All in all, "the demise of the cheap netbook is just history repeating itself," Hudson suggested. "The original 'portable' computers -- which were really better known as 'luggable' (think 'the Herniator') because they weighed so much -- were made possible by Moore's Law, then killed a few years later by that same Moore's Law making real portable computers possible."

Today, "manufacturers have given mostly up on cheap netbooks," she concluded. "If you want that form factor, expect to get the same features as a regular laptop, at the same (or higher) price as a regular laptop.

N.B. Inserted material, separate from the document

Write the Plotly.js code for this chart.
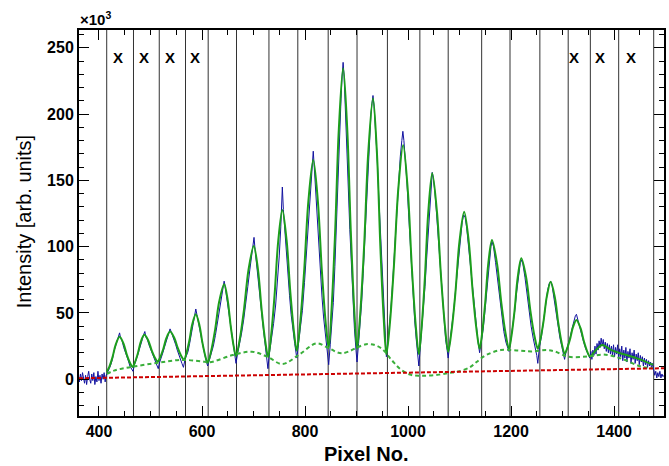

If you want something cheaper, you can always go for an entry-level tablet."

'A Bit of a Pipe Dream'

Finally, Chris Travers, a Slashdot blogger who works on the LedgerSMB project, questioned netbooks' potential in developing countries.

"The dream of netbooks for third world development is, I am afraid, a bit of a pipe dream," Travers told Linux Girl. "In general, people who can afford good internet access can afford good computers. Everyone else can use an internet cafe occasionally, if they can afford that; if they can't, they can't afford a netbook, either."

The larger issues for third world development "are license fees, assembly costs, etc.," Travers pointed out. "More mileage would be gained in this area by building the laptops in these countries and using free/open source software. Open hardware would help too."

Netbooks are "still here in other forms, though," he concluded. "They still have positive impacts in the area of consumer choice. But they aren't going to make computing ubiquitous the way, for example, Brazil's system of internet community centers might."